When Defenses are Raised, the Judge Must Instruct the Jury
In a members trial, the military judge must instruct the members, sua sponte, regarding all special defenses raised by the evidence. United States v. Williams, 21 M.J. 360 (C.M.A. 1986); United States v. Sawyer, 4 M.J. 64 (C.M.A. 1977); United States v. Graves, 1 M.J. 50 (C.M.A. 1975); R.C.M. 920(e)(3).
In instructing a military jury on a defense, the judge is under no obligation to summarize the evidence, but if he undertakes to do so, the summary must be fair and adequate. United States v. Nickoson, 35 C.M.R. 312 (C.M.A. 1965).
While the military judge must instruct upon every special defense in issue, there is no sua sponte duty to instruct upon every fact that may support a given defense. The court in United States v. Sanders, 41 M.J. 485 (C.A.A.F. 1995) held no plain error to fail to mention victim’s alleged invitation to assault.
Defenses Do Not Have to be Consistent
Generally, conflicting defenses may be raised and pursued at trial. R.C.M. 916(b) (discussion); see also United States v. Viola, 26 M.J. 822, 827-28 (A.C.M.R. 1988), aff’d 27 M.J. 456 (C.M.A. 1988); Nagle, Inconsistent Defenses in Criminal Cases, 92 Mil. L. Rev. 77 (1981). See generally United States v. Garcia, 1 M.J. 26 (C.M.A. 1975) (alibi and entrapment); United States v. Walker, 45 C.M.R. 150 (C.M.A. 1972) (lack of mental responsibility and self-defense); United States v.

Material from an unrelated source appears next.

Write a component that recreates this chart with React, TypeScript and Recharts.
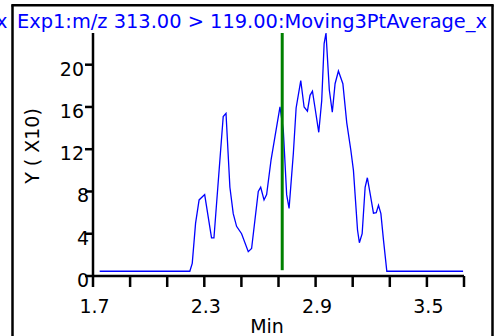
import React from 'react';
import { LineChart, Line, XAxis, YAxis, ReferenceLine } from 'recharts';

const titleText = 'Exp1:m/z 313.00 > 119.00:Moving3PtAverage_x';
const xAxisTitle = 'Min';
const yAxisTitle = 'Y ( X10)';

const times = [1.736, 2.222, 2.235, 2.253, 2.272, 2.302, 2.339, 2.352, 2.402, 2.417, 2.438, 2.456, 2.474, 2.501, 2.537, 2.555, 2.591, 2.604, 2.622, 2.636, 2.660, 2.681, 2.708, 2.726, 2.744, 2.757, 2.780, 2.795, 2.820, 2.838, 2.856, 2.870, 2.883, 2.897, 2.917, 2.933, 2.946, 2.956, 2.974, 2.990, 3.005, 3.023, 3.047, 3.068, 3.090, 3.104, 3.126, 3.136, 3.151, 3.167, 3.179, 3.194, 3.212, 3.227, 3.239, 3.252, 3.266, 3.284, 3.695];
const values = [0.45, 0.45, 1.2, 5.0, 7.2, 7.7, 3.6, 3.6, 15.1, 15.4, 8.4, 5.9, 4.7, 4.0, 2.3, 2.6, 8.0, 8.4, 7.2, 7.7, 11.0, 13.2, 16.0, 13.8, 7.7, 6.4, 11.6, 15.9, 18.5, 16.0, 15.6, 17.1, 17.5, 15.9, 13.6, 16.6, 22.0, 23.0, 17.6, 15.5, 18.2, 19.4, 18.2, 14.5, 11.9, 10.0, 4.35, 3.15, 4.0, 8.4, 9.3, 7.8, 5.95, 6.0, 6.7, 5.9, 3.4, 0.45, 0.45];

const xTicks = [1.7, 1.9, 2.1, 2.3, 2.5, 2.7, 2.9, 3.1, 3.3, 3.5, 3.7];
const xTickLabels = ['1.7', '2.3', '2.9', '3.5'];
const yTicks = [0, 4, 8, 12, 16, 20];

const markerTime = 2.72;
const markerRange = [0.55, 23];

const data = times.map((t, i) => ({ t, v: values[i] }));

const FONT = '"DejaVu Sans", Verdana, sans-serif';
const FS = 19;

const XTick = (props: any) => {
  const { x, payload } = props;
  const lbl = Number(payload.value).toFixed(1);
  if (!xTickLabels.includes(lbl)) return null;
  return (
    <text x={x + 1.5} y={312.5} textAnchor="middle" fontFamily={FONT} fontSize={FS} fill="#000">
      {lbl}
    </text>
  );
};

const YTick = (props: any) => {
  const { y, payload } = props;
  const s = String(payload.value);
  const xr = s.length > 1 ? 84 : 89;
  return (
    <text x={xr} y={y + 11} textAnchor="end" fontFamily={FONT} fontSize={FS} fill="#000">
      {s}
    </text>
  );
};

export default function App() {
  return (
    <div style={{ position: 'absolute', left: 0, top: 0, width: 501, height: 336, background: '#fff', overflow: 'hidden' }}>
      <LineChart width={501} height={336} data={data} margin={{ top: 33, right: 37, left: 0, bottom: 0 }}>
        <XAxis
          dataKey="t"
          type="number"
          domain={[1.7, 3.7]}
          ticks={xTicks}
          interval={0}
          height={60}
          tickSize={11}
          tick={<XTick />}
          tickLine={{ stroke: '#000', strokeWidth: 2.5 }}
          axisLine={{ stroke: '#000', strokeWidth: 2.5 }}
          allowDataOverflow
        />
        <YAxis
          type="number"
          domain={[0, 23]}
          ticks={yTicks}
          interval={0}
          width={93}
          tickSize={8}
          tick={<YTick />}
          tickLine={{ stroke: '#000', strokeWidth: 2.5 }}
          axisLine={{ stroke: '#000', strokeWidth: 2.5 }}
        />
        <Line dataKey="v" type="linear" stroke="#0000ff" strokeWidth={1.3} dot={false} activeDot={false} isAnimationActive={false} />
        <ReferenceLine
          segment={[{ x: markerTime, y: markerRange[0] }, { x: markerTime, y: markerRange[1] }]}
          stroke="#008000"
          strokeWidth={3}
          ifOverflow="visible"
        />
      </LineChart>
      <svg width={501} height={336} style={{ position: 'absolute', left: 0, top: 0, pointerEvents: 'none' }}>
        <line x1={12.5} y1={340} x2={12.5} y2={5.3} stroke="#000" strokeWidth={2.5} />
        <line x1={11.3} y1={5.3} x2={493.7} y2={5.3} stroke="#000" strokeWidth={2.5} />
        <line x1={492.5} y1={5.3} x2={492.5} y2={340} stroke="#000" strokeWidth={2.5} />
        <text x={7.5} y={28.3} textAnchor="end" fontFamily={FONT} fontSize={19.4} fill="#0000ff">x</text>
        <text x={17} y={28.3} fontFamily={FONT} fontSize={19.4} fill="#0000ff">{titleText}</text>
        <text x={267} y={333} textAnchor="middle" fontFamily={FONT} fontSize={FS} fill="#000">{xAxisTitle}</text>
        <text x={39} y={146} textAnchor="middle" fontFamily={FONT} fontSize={FS} fill="#000" transform="rotate(-90 39 146)">{yAxisTitle}</text>
      </svg>
    </div>
  );
}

Lincoln, 38 C.M.R. 128 (C.M.A. 1967) (accident and self-defense); United States v. Snyder, 21 C.M.R. 14 (C.M.A. 1956) (heat of passion/voluntary manslaughter and self-defense); United States v. Ravine, 11 M.J. 325 (C.M.A. 1981) (entrapment and agency).
The defense of self-defense is eviscerated by the defendant’s testimony that he did not inflict the injury, regardless of what other evidence might show. United States v. Ducksworth, 33 C.M.R. 47 (C.M.A. 1963); United States v. Bellamy, 47 C.M.R. 319 (A.C.M.R. 1973). The court in United States v. Crabtree, 32 C.M.R. 652 (A.B.R. 1962) held, both duress and denial may not be raised.
Burden of Proof
The accused has the burden of proving the defense of lack of mental responsibility by clear and convincing evidence. UCMJ Art. 50a(b); R.C.M. 916(b).
Mistake of fact as to age of victim of carnal knowledge.
In a carnal knowledge or statutory rape case, mistake of fact may be raised as a defense. The accused has the burden of proving this defense by a preponderence of the evidence. The mistake must be both honest and reasonable. UCMJ Art. 120(d). Cf. United States v. Strode, 43 M.J. 29 (1995) (holding honest and reasonable mistake of fact as to age of victim of indecent acts with child may be a defense if acts would otherwise be lawful if victim was over age 16).
In regards to all other defenses, if a defense is raised, the prosecution then has the burden of proving beyond a reasonable doubt that the defense does not exist. R.C.M. 916(b); United States v. Verdi, 5 M.J. 330 (C.M.A. 1978).
A Special Defense is the military’s equivalent to an affirmative defense. It is a justification for the accused having committed the crime. It differs from other defenses because the defendant admits that he or she did, in fact, break the law. The accused asserts that he had a good reason for having done so, and therefore should be excused from all criminal liability.
Unlike Special Defenses, with “other defenses,” such as alibi and mistaken identity, the accused denies commission of the crime. R.C.M. 916(a).